Columns Editor Sumner Wallace ’20 reveals the positive potential in the COVID-19 pandemic in the fourth installment of Sincerely, Sumner.

Sumner Wallace, Columns Editor

Dear readers,

We are living in uncertain times. The ambiguity of the coming weeks and months is weighing on the hearts and minds of many including myself. However, if treated properly, the COVID-19 pandemic could be a blessing in disguise.

This is a unique crisis in that we are all facing a common enemy. In fact many people, like President Trump, have declared “war” on coronavirus. In a war the mentality is us versus them, a mentality that is often detrimental. It can leave giant rifts long after the people that created them are dead.

But this is not us versus them. This is us versus ithumanity versus a virus.

When I say the pandemic could be a blessing in disguise, it’s not to say that we’re all going to be fine and what we’re seeing is actually rainbows and sunshine, because we aren’t and it isn’t. A huge portion of our population is in danger of serious or fatal health issues.
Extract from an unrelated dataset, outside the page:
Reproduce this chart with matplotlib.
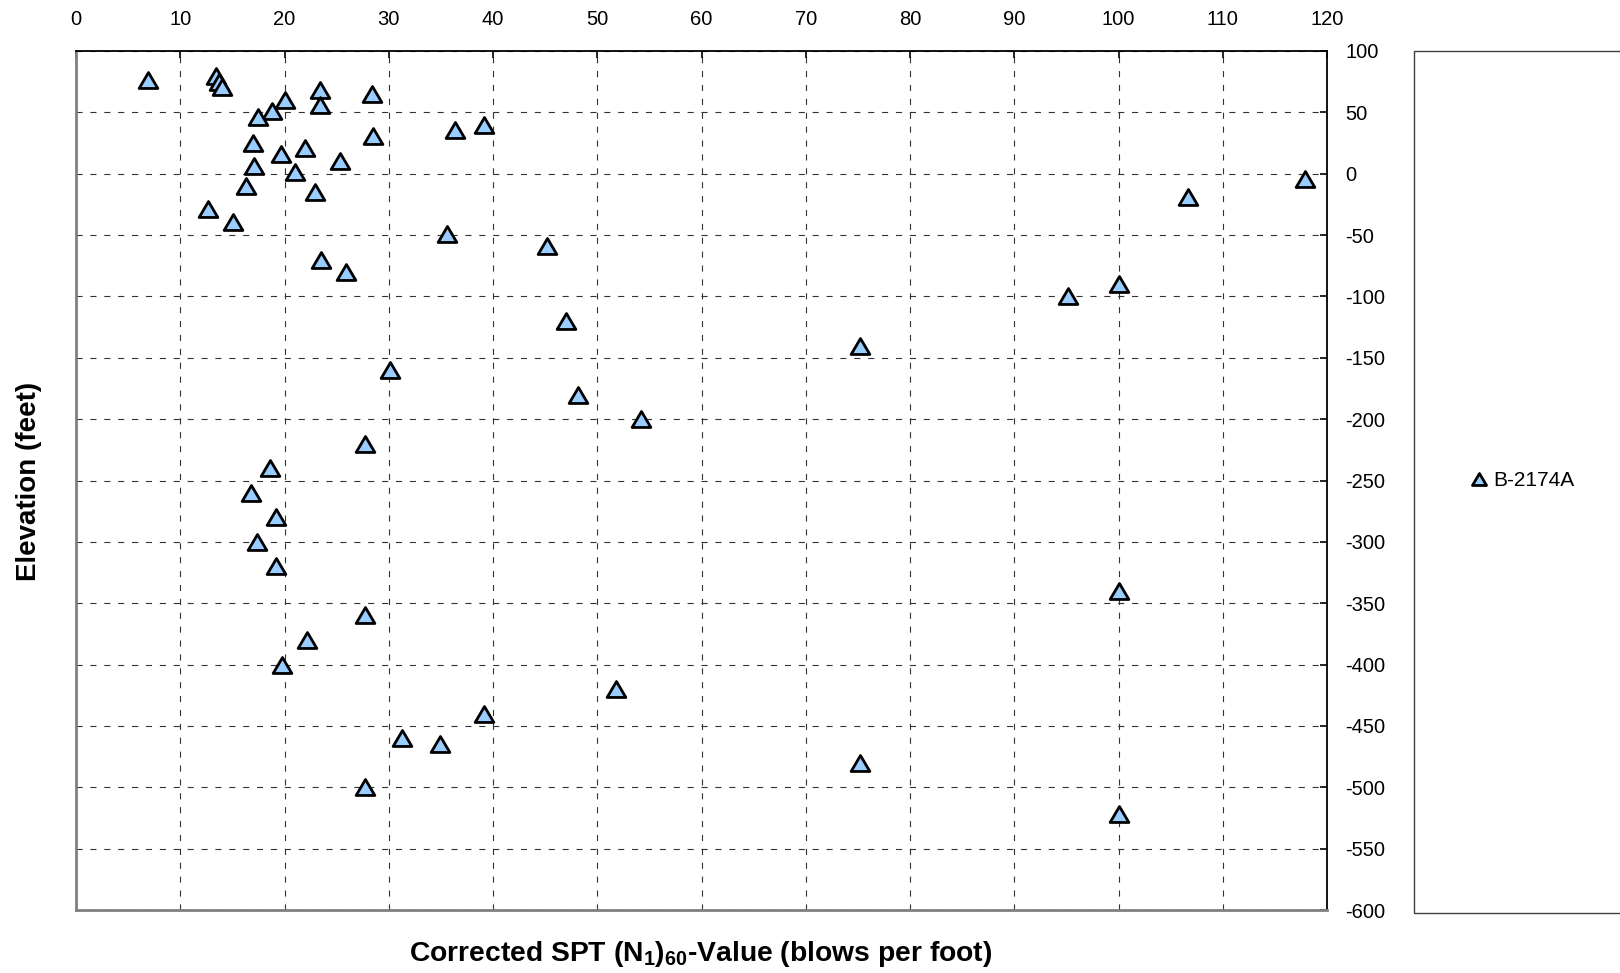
import matplotlib
matplotlib.use("Agg")
import matplotlib.pyplot as plt
from matplotlib.patches import Rectangle
from matplotlib.path import Path

plt.rcParams['font.family'] = ['Liberation Sans', 'DejaVu Sans']
plt.rcParams['axes.unicode_minus'] = False
plt.rcParams['mathtext.fontset'] = 'custom'
plt.rcParams['mathtext.rm'] = 'Liberation Sans:bold'
plt.rcParams['mathtext.it'] = 'Liberation Sans:bold'
plt.rcParams['mathtext.bf'] = 'Liberation Sans:bold'

# Boring B-2174A, corrected SPT blow counts vs elevation
n60 = [6.9, 13.4, 13.7, 14.0, 20.0, 23.4, 23.4, 28.4, 18.8, 17.5,
       36.4, 39.1, 28.5, 17.0, 22.0, 19.7, 25.3, 17.1, 21.0, 16.3,
       22.9, 12.7, 15.1, 35.6, 106.7, 117.9, 45.2, 23.5, 25.9, 100.0,
       95.2, 47.0, 75.2, 30.1, 48.2, 54.2, 27.7, 18.6, 16.8, 19.2,
       17.4, 19.2, 100.0, 27.7, 22.2, 19.8, 51.8, 39.1, 31.3, 34.9,
       75.2, 27.7, 100.0]
elev = [76, 80, 75, 71, 60, 68, 56, 65, 51, 46,
        36, 40, 31, 25, 21, 16, 10, 6, 1, -10,
        -15, -29, -39, -49, -19, -4, -59, -70, -80, -90,
        -100, -120, -140, -160, -180, -200, -220, -240, -260, -280,
        -300, -320, -340, -360, -380, -400, -420, -440, -460, -465,
        -480, -500, -522]
series_name = 'B-2174A'
x_ticks = list(range(0, 121, 10))
y_ticks = list(range(-600, 101, 50))

# slightly flattened triangle, like the Excel marker
tri = Path([(-1, -0.85), (1, -0.85), (0, 0.85), (-1, -0.85)],
           [Path.MOVETO, Path.LINETO, Path.LINETO, Path.CLOSEPOLY])

fig = plt.figure(figsize=(16.2, 9.73), dpi=100)
ax = fig.add_axes([76 / 1620, 1 - 910 / 973, (1327 - 76) / 1620, (910 - 51) / 973])

ax.plot(n60, elev, linestyle='none', marker=tri, markersize=13.5,
        markerfacecolor='#99ccff', markeredgecolor='black', markeredgewidth=2,
        label=series_name, clip_on=False, zorder=3)

ax.set_xlim(0, 120)
ax.set_ylim(-600, 100)
ax.set_xticks(x_ticks)
ax.set_yticks(y_ticks)
ax.xaxis.tick_top()
ax.yaxis.tick_right()
ax.tick_params(direction='in', length=5, width=1.2, labelsize=14.5)
ax.tick_params(axis='x', pad=16)
ax.tick_params(axis='y', pad=13)

ax.grid(True, color='#333333', linewidth=0.8, linestyle=(0, (5.5, 7)))
ax.set_axisbelow(True)

for side in ['left', 'bottom']:
    ax.spines[side].set_color('#808080')
    ax.spines[side].set_linewidth(2)
for side in ['top', 'right']:
    ax.spines[side].set_color('black')
    ax.spines[side].set_linewidth(1.3)

fig.text(701 / 1620, 1 - 954 / 973, r'Corrected SPT (N$_1$)$_{60}$-Value (blows per foot)',
         ha='center', va='center', fontsize=20.3, fontweight='bold')
fig.text(29 / 1620, 1 - 481 / 973, 'Elevation (feet)', rotation=90,
         ha='center', va='center', fontsize=20, fontweight='bold')

# legend panel on the right, running off the edge like the original
fig.patches.append(Rectangle((1414 / 1620, 1 - 913 / 973), 0.2, (913 - 51) / 973,
                             transform=fig.transFigure, facecolor='white',
                             edgecolor='#404040', linewidth=1.0))
fig.legend(loc='center left', bbox_to_anchor=(1470 / 1620, 1 - 481 / 973),
           frameon=False, fontsize=15, markerscale=0.75, handlelength=0.9,
           handletextpad=0.2, borderpad=0, borderaxespad=0)

fig.savefig('out.png', dpi=100)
But it’s a special day when the world, the entire world, has the opportunity to come together over a shared struggle.

This is not us versus them. This is us versus it—humanity versus a virus.”

— Sumner Wallace '20

In Washington and in governments all over the world politicians are trying to use this as leverage, to make a virus political. That is despicable. Indeed Trump’s declaration of war is despicable as it’s a grab at public favor hidden under the veil of presidential duty. Coronavirus is not a political issue, it’s a human issue.

While I don’t agree with Trump on most things, if at all, I don’t think the war metaphor is altogether bad. It does have the sweet sound of a team effort during tough times, something we desperately need. 
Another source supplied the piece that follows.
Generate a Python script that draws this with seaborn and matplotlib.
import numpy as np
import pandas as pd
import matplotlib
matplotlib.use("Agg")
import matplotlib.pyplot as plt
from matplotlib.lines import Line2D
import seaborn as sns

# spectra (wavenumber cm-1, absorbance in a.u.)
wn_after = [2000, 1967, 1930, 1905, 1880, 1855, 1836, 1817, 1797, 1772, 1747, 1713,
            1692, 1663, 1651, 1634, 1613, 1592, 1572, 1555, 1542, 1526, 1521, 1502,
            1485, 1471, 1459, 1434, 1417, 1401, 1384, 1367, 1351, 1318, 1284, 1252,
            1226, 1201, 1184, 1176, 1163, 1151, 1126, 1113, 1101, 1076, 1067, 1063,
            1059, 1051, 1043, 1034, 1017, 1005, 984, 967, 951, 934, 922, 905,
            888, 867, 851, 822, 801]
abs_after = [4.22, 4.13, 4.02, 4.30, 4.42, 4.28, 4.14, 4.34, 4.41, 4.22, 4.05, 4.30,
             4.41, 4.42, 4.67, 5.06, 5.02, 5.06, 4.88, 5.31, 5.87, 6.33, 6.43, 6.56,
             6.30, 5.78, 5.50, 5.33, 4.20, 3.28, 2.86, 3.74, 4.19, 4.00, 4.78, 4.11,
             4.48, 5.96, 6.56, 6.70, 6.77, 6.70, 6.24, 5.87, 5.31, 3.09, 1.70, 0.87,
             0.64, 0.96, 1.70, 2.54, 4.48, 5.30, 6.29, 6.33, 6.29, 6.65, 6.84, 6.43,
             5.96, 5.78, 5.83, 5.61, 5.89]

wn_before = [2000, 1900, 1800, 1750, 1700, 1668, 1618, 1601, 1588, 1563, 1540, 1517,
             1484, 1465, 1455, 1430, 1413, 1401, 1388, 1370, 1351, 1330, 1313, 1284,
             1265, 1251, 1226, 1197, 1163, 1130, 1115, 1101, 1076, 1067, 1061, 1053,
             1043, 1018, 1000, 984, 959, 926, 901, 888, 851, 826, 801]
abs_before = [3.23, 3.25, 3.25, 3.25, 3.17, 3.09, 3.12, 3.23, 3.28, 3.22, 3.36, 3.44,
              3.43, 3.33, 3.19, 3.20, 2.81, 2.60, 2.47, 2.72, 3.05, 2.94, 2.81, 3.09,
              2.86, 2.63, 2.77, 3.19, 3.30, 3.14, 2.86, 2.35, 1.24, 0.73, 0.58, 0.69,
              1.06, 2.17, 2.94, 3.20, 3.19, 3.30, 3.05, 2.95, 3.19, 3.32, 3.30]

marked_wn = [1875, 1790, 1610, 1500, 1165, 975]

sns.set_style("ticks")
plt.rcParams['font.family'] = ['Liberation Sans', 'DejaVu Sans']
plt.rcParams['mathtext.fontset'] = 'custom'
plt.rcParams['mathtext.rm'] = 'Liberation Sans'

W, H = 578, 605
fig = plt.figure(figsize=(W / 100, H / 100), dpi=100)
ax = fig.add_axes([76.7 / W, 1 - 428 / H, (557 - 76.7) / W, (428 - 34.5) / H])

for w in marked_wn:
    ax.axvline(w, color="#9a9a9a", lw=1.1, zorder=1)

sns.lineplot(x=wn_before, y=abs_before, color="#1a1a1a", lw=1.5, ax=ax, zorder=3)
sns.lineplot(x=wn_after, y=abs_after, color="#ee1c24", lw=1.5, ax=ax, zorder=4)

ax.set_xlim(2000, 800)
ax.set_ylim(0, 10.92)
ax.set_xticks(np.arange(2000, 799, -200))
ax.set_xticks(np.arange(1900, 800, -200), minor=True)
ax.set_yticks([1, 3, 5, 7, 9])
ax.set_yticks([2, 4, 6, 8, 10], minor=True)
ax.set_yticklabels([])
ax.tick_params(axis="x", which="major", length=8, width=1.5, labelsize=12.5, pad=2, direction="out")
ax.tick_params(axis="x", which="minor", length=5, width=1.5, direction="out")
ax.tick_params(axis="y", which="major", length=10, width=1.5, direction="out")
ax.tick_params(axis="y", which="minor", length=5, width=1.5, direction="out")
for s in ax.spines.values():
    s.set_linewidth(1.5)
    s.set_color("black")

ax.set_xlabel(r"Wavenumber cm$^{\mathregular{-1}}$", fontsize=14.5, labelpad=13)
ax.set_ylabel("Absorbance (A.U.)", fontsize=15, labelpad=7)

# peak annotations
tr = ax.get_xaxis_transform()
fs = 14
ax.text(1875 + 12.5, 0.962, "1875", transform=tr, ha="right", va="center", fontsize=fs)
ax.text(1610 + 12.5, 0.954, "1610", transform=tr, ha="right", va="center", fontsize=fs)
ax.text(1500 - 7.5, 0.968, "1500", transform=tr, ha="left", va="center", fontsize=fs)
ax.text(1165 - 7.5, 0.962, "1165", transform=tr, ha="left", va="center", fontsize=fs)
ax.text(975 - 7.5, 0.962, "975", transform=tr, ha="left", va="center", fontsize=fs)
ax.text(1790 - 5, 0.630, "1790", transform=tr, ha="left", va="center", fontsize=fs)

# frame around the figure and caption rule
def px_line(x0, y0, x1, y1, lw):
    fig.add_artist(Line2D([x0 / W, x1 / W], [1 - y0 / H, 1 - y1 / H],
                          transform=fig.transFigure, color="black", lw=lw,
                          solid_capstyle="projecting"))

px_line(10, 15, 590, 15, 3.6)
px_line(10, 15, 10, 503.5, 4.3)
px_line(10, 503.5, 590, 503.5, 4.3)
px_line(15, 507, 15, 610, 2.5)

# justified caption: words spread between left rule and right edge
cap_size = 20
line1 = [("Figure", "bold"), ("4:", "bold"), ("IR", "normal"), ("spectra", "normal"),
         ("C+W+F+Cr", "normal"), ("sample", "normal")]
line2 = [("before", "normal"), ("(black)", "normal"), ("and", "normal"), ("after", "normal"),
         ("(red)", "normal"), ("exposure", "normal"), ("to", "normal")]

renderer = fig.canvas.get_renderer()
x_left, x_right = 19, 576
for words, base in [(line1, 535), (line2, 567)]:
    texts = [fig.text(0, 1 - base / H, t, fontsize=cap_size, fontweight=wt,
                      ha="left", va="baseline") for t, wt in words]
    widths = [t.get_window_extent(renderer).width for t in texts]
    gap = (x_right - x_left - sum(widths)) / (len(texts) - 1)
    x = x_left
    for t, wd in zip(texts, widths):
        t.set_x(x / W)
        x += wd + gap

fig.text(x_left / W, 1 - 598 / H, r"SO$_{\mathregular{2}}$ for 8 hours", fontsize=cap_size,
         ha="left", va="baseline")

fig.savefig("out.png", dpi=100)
After the coronavirus is “defeated,” the repercussions will not be the same as a traditional war. The only rift that will exist is between humanity and the coronavirus—a rift that should not create political tension or polarized opinions. (I think we can all agree that we don’t want to see COVID-19 “round these parts no more”). 

I know in practice that it is unrealistic to believe this issue will stop being politicized. After all, war benefits some people. However if everyone saw it as a human issue; if everyone buried the hatchet—buried the racist “Chinese Virus” idea—and came together (while staying a healthy six feet apart) then maybe, for one glimmering moment, we could find unity in our uncertainty.